Understanding pointers is one of the most important skills in C programming. They enable dynamic memory allocation, efficient array and string handling, and passing variables by reference to functions.
Memory Address Concept
Every variable in a C program is stored at a specific location in the computer's memory. Each location has a unique address — a number that identifies it. Think of it like house addresses: a house holds a person (value), and the address tells exactly where that house is (memory address).
int age = 25;
// age is stored at some memory address, e.g., 1000
// Value at address 1000 = 25
Declaring a Pointer
Syntax
data_type *pointer_name;
The * symbol declares the variable as a pointer. The data type specifies what kind of variable the pointer points to.
int *ptr; // pointer to an integer
float *fptr; // pointer to a float
char *cptr; // pointer to a character
Important Pointer Operators
| Operator | Name | Description |
|---|---|---|
| & | Address-of operator | Returns the memory address of a variable |
| * | Dereference operator | Accesses the value stored at the pointer's address |
Basic Pointer Example
#include <stdio.h>
int main()
{
int age = 25;
int *ptr; // declare pointer
ptr = &age; // ptr now holds the address of age
printf("Value of age : %d\n", age);
printf("Address of age (&age) : %p\n", &age);
printf("Value of ptr (address): %p\n", ptr);
printf("Value at ptr (*ptr) : %d\n", *ptr);
return 0;
}
Output (addresses will vary per system)
Value of age : 25
Address of age (&age) : 0x7ffeabc1234
Value of ptr (address): 0x7ffeabc1234
Value at ptr (*ptr) : 25
Visual Representation
Variable: age
Address: 1000
Value: 25
Pointer: ptr
Address: 2000
Value: 1000 ← (holds address of age)
*ptr → goes to address 1000 → finds value 25
Modifying a Variable Through a Pointer
#include <stdio.h>
int main()
{
int num = 10;
int *ptr = #
printf("Before: %d\n", num);
*ptr = 50; // change value at the address ptr points to
printf("After : %d\n", num); // num is now 50
return 0;
}
Output
Before: 10
After : 50
Pointer Arithmetic
Arithmetic operations can be performed on pointers. When a pointer is incremented, it moves to the next memory location for its data type. The size of the jump depends on the data type.

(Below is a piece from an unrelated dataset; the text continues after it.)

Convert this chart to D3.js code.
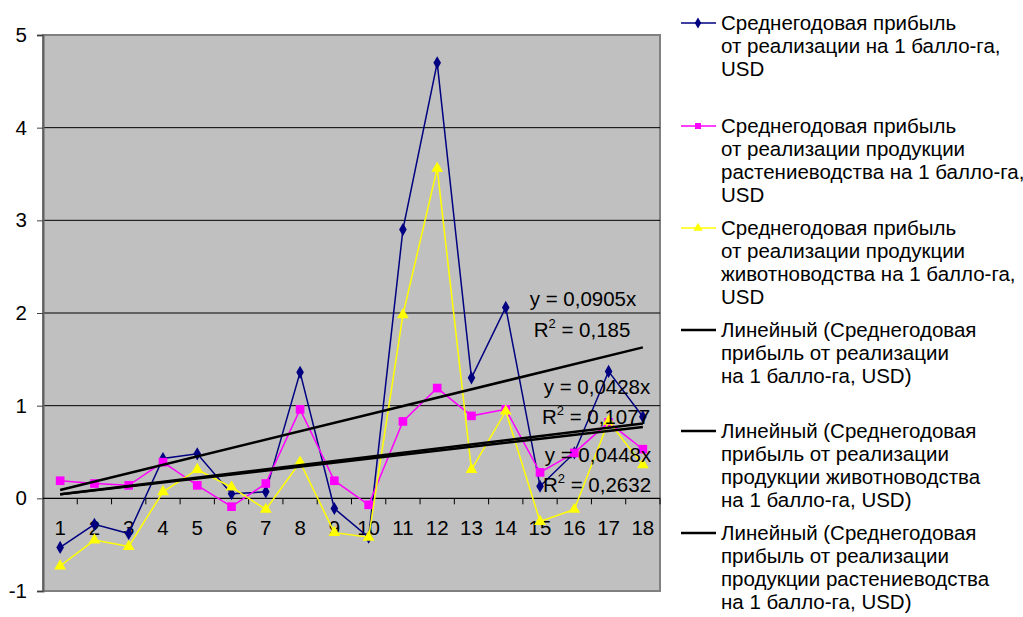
<!DOCTYPE html>
<html>
<head>
<meta charset="utf-8">
<script src="https://cdn.jsdelivr.net/npm/d3@7"></script>
<style>
  body { margin: 0; background: #fff; }
  svg text { font-family: "Liberation Sans", Arial, sans-serif; fill: #000; }
</style>
</head>
<body>
<div class="chart"></div>
<script>
// categories on the x axis
const categories = ["1","2","3","4","5","6","7","8","9","10","11","12","13","14","15","16","17","18"];

// series values
const totalProfit = [-0.53, -0.28, -0.38, 0.43, 0.48, 0.05, 0.07, 1.36, -0.11, -0.42, 2.90, 4.70, 1.30, 2.06, 0.13, 0.49, 1.37, 0.88];
const cropProfit = [0.19, 0.16, 0.14, 0.39, 0.14, -0.09, 0.16, 0.96, 0.19, -0.07, 0.83, 1.19, 0.89, 0.96, 0.28, 0.49, 0.82, 0.53];
const livestockProfit = [-0.73, -0.45, -0.52, 0.07, 0.31, 0.12, -0.12, 0.39, -0.37, -0.42, 1.98, 3.56, 0.31, 0.94, -0.25, -0.12, 0.83, 0.36];

// trend line slopes (y = kx) and labels
const trendSlopes = [0.0905, 0.0428, 0.0448];
const trendEq = ["y = 0,0905x", "y = 0,0428x", "y = 0,0448x"];
const trendR2 = ["0,185", "0,1077", "0,2632"];

const yTicks = [-1, 0, 1, 2, 3, 4, 5];

const legendLabels = [
  ["Среднегодовая прибыль", "от реализации на 1 балло-га,", "USD"],
  ["Среднегодовая прибыль", "от реализации продукции", "растениеводства на 1 балло-га,", "USD"],
  ["Среднегодовая прибыль", "от реализации продукции", "животноводства на 1 балло-га,", "USD"],
  ["Линейный (Среднегодовая", "прибыль от реализации", "на 1 балло-га, USD)"],
  ["Линейный (Среднегодовая", "прибыль от реализации", "продукции животноводства", "на 1 балло-га, USD)"],
  ["Линейный (Среднегодовая", "прибыль от реализации", "продукции растениеводства", "на 1 балло-га, USD)"]
];

const width = 1023, height = 617;
const plot = { left: 43, right: 660, top: 35, bottom: 591 };
const fs = "20.5px";

const svg = d3.select(".chart").append("svg")
  .attr("width", width)
  .attr("height", height);

const x = d3.scaleBand().domain(categories).range([plot.left, plot.right]);
const y = d3.scaleLinear().domain([-1, 5]).range([plot.bottom, plot.top]);
const cx = i => x(categories[i]) + x.bandwidth() / 2;

// plot background
svg.append("rect")
  .attr("x", plot.left).attr("y", plot.top)
  .attr("width", plot.right - plot.left).attr("height", plot.bottom - plot.top)
  .attr("fill", "#c0c0c0")
  .attr("stroke", "#808080").attr("stroke-width", 2);

// gridlines
svg.append("g").selectAll("line")
  .data(yTicks.filter(t => t > 0 && t < 5))
  .join("line")
  .attr("x1", plot.left).attr("x2", plot.right)
  .attr("y1", d => y(d)).attr("y2", d => y(d))
  .attr("stroke", "#000").attr("stroke-width", 1);

// y axis
const yAxis = svg.append("g")
  .attr("transform", `translate(${plot.left},0)`)
  .call(d3.axisLeft(y).tickValues(yTicks).tickSize(6).tickPadding(10).tickFormat(d => String(d)));
yAxis.select(".domain").attr("stroke", "#606060").attr("stroke-width", 2);
yAxis.selectAll(".tick line").attr("stroke", "#404040");
yAxis.selectAll("text").style("font-size", fs).attr("fill", "#000")
  .style("font-family", "'Liberation Sans', Arial, sans-serif");

// x axis at zero
svg.append("line")
  .attr("x1", plot.left).attr("x2", plot.right)
  .attr("y1", y(0)).attr("y2", y(0))
  .attr("stroke", "#000").attr("stroke-width", 1.3);
svg.append("g").selectAll("line")
  .data(d3.range(1, categories.length + 1))
  .join("line")
  .attr("x1", i => plot.left + i * x.bandwidth()).attr("x2", i => plot.left + i * x.bandwidth())
  .attr("y1", y(0)).attr("y2", y(0) + 6)
  .attr("stroke", "#000");
svg.append("g").selectAll("text")
  .data(categories)
  .join("text")
  .attr("x", (d, i) => cx(i))
  .attr("y", y(0) + 37)
  .attr("text-anchor", "middle")
  .style("font-size", fs)
  .text(d => d);

// series
const series = [
  { values: totalProfit, color: "#000080", shape: d3.symbolDiamond, size: 50 },
  { values: cropProfit, color: "#ff00ff", shape: d3.symbolSquare, size: 75 },
  { values: livestockProfit, color: "#ffff00", shape: d3.symbolTriangle, size: 60 }
];

const line = d3.line().x((d, i) => cx(i)).y(d => y(d));

series.forEach(s => {
  svg.append("path")
    .attr("d", line(s.values))
    .attr("fill", "none")
    .attr("stroke", s.color)
    .attr("stroke-width", 1.5);
  svg.append("g").selectAll("path")
    .data(s.values)
    .join("path")
    .attr("transform", (d, i) => `translate(${cx(i)},${y(d)})`)
    .attr("d", d3.symbol().type(s.shape).size(s.size))
    .attr("fill", s.color);
});

// trend lines
trendSlopes.forEach(k => {
  svg.append("line")
    .attr("x1", cx(0)).attr("y1", y(k * 1))
    .attr("x2", cx(categories.length - 1)).attr("y2", y(k * categories.length))
    .attr("stroke", "#000").attr("stroke-width", 2.5);
});

// trend labels
const labelPos = [[583, 306, 582, 337], [597, 394, 596, 424], [598, 462, 597, 492]];
trendEq.forEach((eq, i) => {
  const p = labelPos[i];
  svg.append("text").attr("x", p[0]).attr("y", p[1])
    .attr("text-anchor", "middle").style("font-size", fs).text(eq);
  const t = svg.append("text").attr("x", p[2]).attr("y", p[3])
    .attr("text-anchor", "middle").style("font-size", fs);
  t.append("tspan").text("R");
  t.append("tspan").attr("dy", -9).style("font-size", "13px").text("2");
  t.append("tspan").attr("dy", 9).text(" = " + trendR2[i]);
});

// legend
const legendTop = [30, 133, 235, 337, 438, 540];
const legendColors = ["#000080", "#ff00ff", "#ffff00", "#000", "#000", "#000"];
const legendShapes = [d3.symbolDiamond, d3.symbolSquare, d3.symbolTriangle, null, null, null];

legendLabels.forEach((lines, i) => {
  const g = svg.append("g").attr("transform", `translate(0,${legendTop[i]})`);
  g.append("line")
    .attr("x1", 681).attr("x2", 716).attr("y1", -7).attr("y2", -7)
    .attr("stroke", legendColors[i]).attr("stroke-width", i < 3 ? 1.5 : 2.5);
  if (legendShapes[i]) {
    g.append("path")
      .attr("transform", "translate(698,-7)")
      .attr("d", d3.symbol().type(legendShapes[i]).size(36))
      .attr("fill", legendColors[i]);
  }
  lines.forEach((t, j) => {
    g.append("text")
      .attr("x", 721).attr("y", j * 23)
      .style("font-size", fs)
      .text(t);
  });
});
</script>
</body>
</html>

| Data Type | Size | ptr++ moves by |
|---|---|---|
| char | 1 byte | 1 byte |
| int | 4 bytes | 4 bytes |
| float | 4 bytes | 4 bytes |
| double | 8 bytes | 8 bytes |
#include <stdio.h>
int main()
{
int nums[3] = {10, 20, 30};
int *ptr = nums; // points to first element
printf("Element 0: %d (at %p)\n", *ptr, ptr);
ptr++;
printf("Element 1: %d (at %p)\n", *ptr, ptr);
ptr++;
printf("Element 2: %d (at %p)\n", *ptr, ptr);
return 0;
}
Output
Element 0: 10 (at 0x7ffe...00)
Element 1: 20 (at 0x7ffe...04)
Element 2: 30 (at 0x7ffe...08)
Notice each address increases by 4 (because int is 4 bytes).
Pointers and Arrays
In C, the name of an array is actually a pointer to its first element. This means arrays and pointers are closely related.
#include <stdio.h>
int main()
{
int arr[4] = {5, 10, 15, 20};
int *ptr = arr; // arr is same as &arr[0]

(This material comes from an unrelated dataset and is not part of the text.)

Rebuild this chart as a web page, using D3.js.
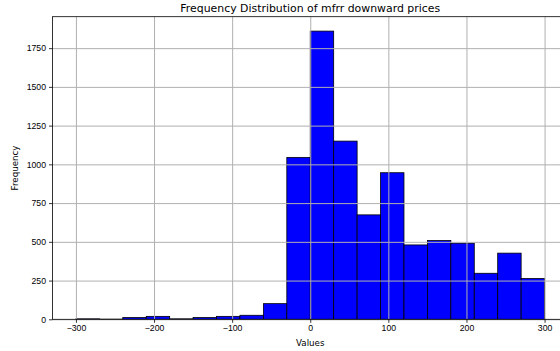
<!DOCTYPE html>
<html>
<head>
<meta charset="utf-8">
<script src="https://cdn.jsdelivr.net/npm/d3@7.9.0/dist/d3.min.js"></script>
<style>
  body { margin: 0; background: #fff; }
  svg { display: block; font-family: "DejaVu Sans", sans-serif; }
  .grid line { stroke: #b0b0b0; stroke-width: 1; }
  .grid path { display: none; }
  .axis text { font-size: 8.7px; fill: #000; }
  .axis line, .axis path { stroke: #000; stroke-width: 0.8; }
</style>
</head>
<body>
<svg width="560" height="351"></svg>
<script>
// histogram bin edges (values) and counts per bin
const binEdges = [-300, -270, -240, -210, -180, -150, -120, -90, -60, -30, 0,
  30, 60, 90, 120, 150, 180, 210, 240, 270, 300];
const counts = [3, 1, 11, 19, 3, 11, 19, 26, 101, 1045, 1860,
  1150, 674, 946, 480, 508, 491, 297, 427, 263];
const xTicks = [-300, -200, -100, 0, 100, 200, 300];
const yTicks = [0, 250, 500, 750, 1000, 1250, 1500, 1750];

const bins = counts.map((c, i) => ({ x0: binEdges[i], x1: binEdges[i + 1], count: c }));

const svg = d3.select('svg');
const plotLeft = 52.5, plotRight = 568, plotTop = 16.7, plotBottom = 319.3;

// matplotlib-like 5% margins
const xMin = binEdges[0], xMax = binEdges[binEdges.length - 1];
const xPad = (xMax - xMin) * 0.05;
const x = d3.scaleLinear().domain([xMin - xPad, xMax + xPad]).range([plotLeft, plotRight]);
const y = d3.scaleLinear().domain([0, d3.max(counts) * 1.05]).range([plotBottom, plotTop]);

// bars
svg.append('g')
  .selectAll('rect')
  .data(bins)
  .join('rect')
  .attr('x', d => x(d.x0))
  .attr('y', d => y(d.count))
  .attr('width', d => x(d.x1) - x(d.x0))
  .attr('height', d => y(0) - y(d.count))
  .attr('fill', '#0000ff')
  .attr('stroke', '#000')
  .attr('stroke-width', 0.8);

// grid on top of the bars
svg.append('g')
  .attr('class', 'grid')
  .attr('transform', `translate(0,${plotBottom})`)
  .call(d3.axisBottom(x).tickValues(xTicks).tickSize(-(plotBottom - plotTop)).tickFormat(''));
svg.append('g')
  .attr('class', 'grid')
  .attr('transform', `translate(${plotLeft},0)`)
  .call(d3.axisLeft(y).tickValues(yTicks).tickSize(-(plotRight - plotLeft)).tickFormat(''));

// axes frame
svg.append('rect')
  .attr('x', plotLeft).attr('y', plotTop)
  .attr('width', plotRight - plotLeft).attr('height', plotBottom - plotTop)
  .attr('fill', 'none').attr('stroke', '#000').attr('stroke-width', 0.8);

svg.append('g')
  .attr('class', 'axis')
  .attr('transform', `translate(0,${plotBottom})`)
  .call(d3.axisBottom(x).tickValues(xTicks).tickSize(3.5).tickPadding(2.5).tickSizeOuter(0));

svg.append('g')
  .attr('class', 'axis')
  .attr('transform', `translate(${plotLeft},0)`)
  .call(d3.axisLeft(y).tickValues(yTicks).tickSize(3.5).tickPadding(3).tickSizeOuter(0).tickFormat(d3.format('d')));

svg.selectAll('.axis .domain').remove();

// labels
svg.append('text')
  .attr('x', (plotLeft + plotRight) / 2).attr('y', 12)
  .attr('text-anchor', 'middle')
  .attr('font-size', '10.9px')
  .text('Frequency Distribution of mfrr downward prices');

svg.append('text')
  .attr('x', (plotLeft + plotRight) / 2).attr('y', 345.5)
  .attr('text-anchor', 'middle')
  .attr('font-size', '8.7px')
  .text('Values');

svg.append('text')
  .attr('transform', `translate(17.5,${(plotTop + plotBottom) / 2}) rotate(-90)`)
  .attr('text-anchor', 'middle')
  .attr('font-size', '8.7px')
  .text('Frequency');
</script>
</body>
</html>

for (int i = 0; i < 4; i++)
{
printf("arr[%d] = %d\n", i, *(ptr + i));
}
return 0;
}
Output
arr[0] = 5
arr[1] = 10
arr[2] = 15
arr[3] = 20
Pointers and Functions — Pass by Reference
Passing a pointer to a function allows the function to modify the original variable.
#include <stdio.h>
void swap(int *a, int *b)
{
int temp = *a;
*a = *b;
*b = temp;
}
int main()
{
int x = 5, y = 10;
printf("Before swap: x = %d, y = %d\n", x, y);
swap(&x, &y);
printf("After swap : x = %d, y = %d\n", x, y);
return 0;
}
Output
Before swap: x = 5, y = 10
After swap : x = 10, y = 5
NULL Pointer
A pointer that does not point to any valid memory location is called a NULL pointer. It is good practice to initialize a pointer to NULL when no address is assigned yet.
#include <stdio.h>
int main()
{
int *ptr = NULL; // pointer initialized to NULL
if (ptr == NULL)
printf("Pointer is NULL — not pointing to any variable.\n");
return 0;
}
Important: Always check if a pointer is NULL before dereferencing it. Dereferencing a NULL pointer crashes the program.
Pointer to Pointer (Double Pointer)
A pointer can also store the address of another pointer. This is called a pointer to pointer or double pointer.
#include <stdio.h>
int main()
{
int value = 42;
int *ptr = &value; // ptr points to value
int **dptr = &ptr; // dptr points to ptr
printf("value = %d\n", value);
printf("*ptr = %d\n", *ptr);
printf("**dptr = %d\n", **dptr);
return 0;
}
Output
value = 42
*ptr = 42
**dptr = 42
Common Pointer Mistakes
| Mistake | Description | Fix |
|---|---|---|
| Wild Pointer | Using an uninitialized pointer | Always initialize: int *ptr = NULL; |
| NULL Dereference | Accessing value via NULL pointer | Check if (ptr != NULL) first |
| Dangling Pointer | Pointer still pointing to freed memory | Set ptr = NULL after free(ptr); |
| Memory Leak | Allocated memory never freed | Always free() dynamically allocated memory |
Summary
Pointers are one of the most powerful features of C. A pointer stores a memory address and allows direct interaction with memory. The & operator gets the address of a variable, and the * operator accesses the value at an address. Pointers enable pass-by-reference in functions, efficient array traversal, dynamic memory allocation, and building complex data structures like linked lists and trees. Mastering pointers is the gateway to becoming a proficient C programmer.